◆ GIVEN INSTRUCTION ◆
Copy out all the lines exactly. Omit pictures.

◆ SUPPLIED DATA ◆
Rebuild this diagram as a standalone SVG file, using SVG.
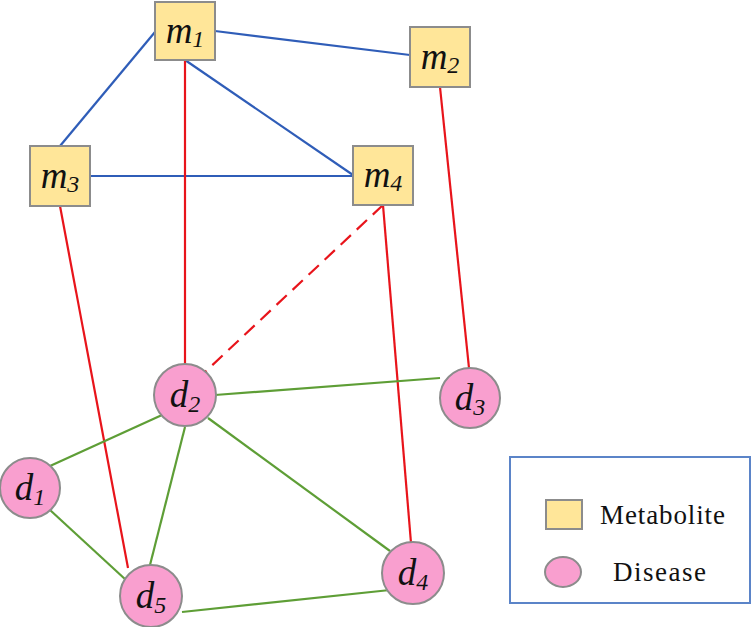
<svg xmlns="http://www.w3.org/2000/svg" width="753" height="627" viewBox="0 0 753 627">
<style>
.m{fill:#FFE699;stroke:#8C8C8C;stroke-width:2}
.d{fill:#F99FCF;stroke:#8C8C8C;stroke-width:2}
.b{stroke:#2F5DB8;stroke-width:2.2;fill:none}
.r{stroke:#E8141B;stroke-width:2.2;fill:none}
.g{stroke:#5E9E36;stroke-width:2.2;fill:none}
</style>
<rect width="753" height="627" fill="#fff"/>
<g id="connectors">
<line class="b" x1="215" y1="31" x2="410" y2="55"/>
<line class="b" x1="60" y1="146" x2="155" y2="32"/>
<line class="b" x1="185" y1="60" x2="353" y2="175"/>
<line class="b" x1="90" y1="176" x2="353" y2="176"/>
<line class="r" x1="185" y1="60" x2="185" y2="364"/>
<line class="r" x1="440" y1="87" x2="469" y2="368"/>
<line class="r" x1="60" y1="206" x2="128" y2="568"/>
<line class="r" x1="383" y1="205" x2="411" y2="543"/>
<line class="r" x1="383" y1="205" x2="205" y2="372" stroke-dasharray="14,8"/>
<line class="g" x1="215" y1="395" x2="440" y2="378"/>
<line class="g" x1="162" y1="415" x2="50" y2="466"/>
<line class="g" x1="185" y1="427" x2="150" y2="565"/>
<line class="g" x1="208" y1="418" x2="390" y2="551"/>
<line class="g" x1="50" y1="510" x2="126" y2="580"/>
<line class="g" x1="182" y1="612" x2="390" y2="590"/>
</g>
<g font-family="Liberation Serif, Times New Roman, serif" font-style="italic" font-size="37" fill="#111" text-anchor="middle">
<g id="m1"><rect class="m" x="155" y="2" width="60" height="58"/><text x="185" y="43">m<tspan font-size="24" dy="4">1</tspan></text></g>
<g id="m2"><rect class="m" x="410" y="27" width="60" height="60"/><text x="440" y="69">m<tspan font-size="24" dy="4">2</tspan></text></g>
<g id="m3"><rect class="m" x="30" y="146" width="60" height="60"/><text x="60" y="188">m<tspan font-size="24" dy="4">3</tspan></text></g>
<g id="m4"><rect class="m" x="353" y="146" width="60" height="59"/><text x="383" y="187">m<tspan font-size="24" dy="4">4</tspan></text></g>
<g id="d1"><circle class="d" cx="30" cy="488" r="30"/><text x="30" y="500">d<tspan font-size="24" dy="5">1</tspan></text></g>
<g id="d2"><circle class="d" cx="185" cy="395" r="31"/><text x="185" y="407">d<tspan font-size="24" dy="5">2</tspan></text></g>
<g id="d3"><circle class="d" cx="470" cy="398" r="30"/><text x="470" y="410">d<tspan font-size="24" dy="5">3</tspan></text></g>
<g id="d4"><circle class="d" cx="413" cy="573" r="31"/><text x="413" y="585">d<tspan font-size="24" dy="5">4</tspan></text></g>
<g id="d5"><circle class="d" cx="151" cy="596" r="31"/><text x="151" y="608">d<tspan font-size="24" dy="5">5</tspan></text></g>
</g>
<g id="legend" font-family="Liberation Serif, Times New Roman, serif" font-size="27" fill="#111">
<rect x="510" y="457" width="240" height="146" fill="#fff" stroke="#5B84C8" stroke-width="2"/>
<rect x="546" y="500" width="36" height="29" class="m"/>
<ellipse cx="563" cy="572" rx="18" ry="15" class="d"/>
<text x="600" y="524" textLength="125">Metabolite</text>
<text x="613" y="581" textLength="93">Disease</text>
</g>
</svg>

◆ RESULT OF THIS EXERCISE ◆
Rebuild this diagram as a standalone SVG file, using SVG.
<svg xmlns="http://www.w3.org/2000/svg" width="753" height="627" viewBox="0 0 753 627">
<style>
.m{fill:#FFE699;stroke:#8C8C8C;stroke-width:2}
.d{fill:#F99FCF;stroke:#8C8C8C;stroke-width:2}
.b{stroke:#2F5DB8;stroke-width:2.2;fill:none}
.r{stroke:#E8141B;stroke-width:2.2;fill:none}
.g{stroke:#5E9E36;stroke-width:2.2;fill:none}
</style>
<rect width="753" height="627" fill="#fff"/>
<g id="connectors">
<line class="b" x1="215" y1="31" x2="410" y2="55"/>
<line class="b" x1="60" y1="146" x2="155" y2="32"/>
<line class="b" x1="185" y1="60" x2="353" y2="175"/>
<line class="b" x1="90" y1="176" x2="353" y2="176"/>
<line class="r" x1="185" y1="60" x2="185" y2="364"/>
<line class="r" x1="440" y1="87" x2="469" y2="368"/>
<line class="r" x1="60" y1="206" x2="128" y2="568"/>
<line class="r" x1="383" y1="205" x2="411" y2="543"/>
<line class="r" x1="383" y1="205" x2="205" y2="372" stroke-dasharray="14,8"/>
<line class="g" x1="215" y1="395" x2="440" y2="378"/>
<line class="g" x1="162" y1="415" x2="50" y2="466"/>
<line class="g" x1="185" y1="427" x2="150" y2="565"/>
<line class="g" x1="208" y1="418" x2="390" y2="551"/>
<line class="g" x1="50" y1="510" x2="126" y2="580"/>
<line class="g" x1="182" y1="612" x2="390" y2="590"/>
</g>
<g font-family="Liberation Serif, Times New Roman, serif" font-style="italic" font-size="37" fill="#111" text-anchor="middle">
<g id="m1"><rect class="m" x="155" y="2" width="60" height="58"/><text x="185" y="43">m<tspan font-size="24" dy="4">1</tspan></text></g>
<g id="m2"><rect class="m" x="410" y="27" width="60" height="60"/><text x="440" y="69">m<tspan font-size="24" dy="4">2</tspan></text></g>
<g id="m3"><rect class="m" x="30" y="146" width="60" height="60"/><text x="60" y="188">m<tspan font-size="24" dy="4">3</tspan></text></g>
<g id="m4"><rect class="m" x="353" y="146" width="60" height="59"/><text x="383" y="187">m<tspan font-size="24" dy="4">4</tspan></text></g>
<g id="d1"><circle class="d" cx="30" cy="488" r="30"/><text x="30" y="500">d<tspan font-size="24" dy="5">1</tspan></text></g>
<g id="d2"><circle class="d" cx="185" cy="395" r="31"/><text x="185" y="407">d<tspan font-size="24" dy="5">2</tspan></text></g>
<g id="d3"><circle class="d" cx="470" cy="398" r="30"/><text x="470" y="410">d<tspan font-size="24" dy="5">3</tspan></text></g>
<g id="d4"><circle class="d" cx="413" cy="573" r="31"/><text x="413" y="585">d<tspan font-size="24" dy="5">4</tspan></text></g>
<g id="d5"><circle class="d" cx="151" cy="596" r="31"/><text x="151" y="608">d<tspan font-size="24" dy="5">5</tspan></text></g>
</g>
<g id="legend" font-family="Liberation Serif, Times New Roman, serif" font-size="27" fill="#111">
<rect x="510" y="457" width="240" height="146" fill="#fff" stroke="#5B84C8" stroke-width="2"/>
<rect x="546" y="500" width="36" height="29" class="m"/>
<ellipse cx="563" cy="572" rx="18" ry="15" class="d"/>
<text x="600" y="524" textLength="125">Metabolite</text>
<text x="613" y="581" textLength="93">Disease</text>
</g>
</svg>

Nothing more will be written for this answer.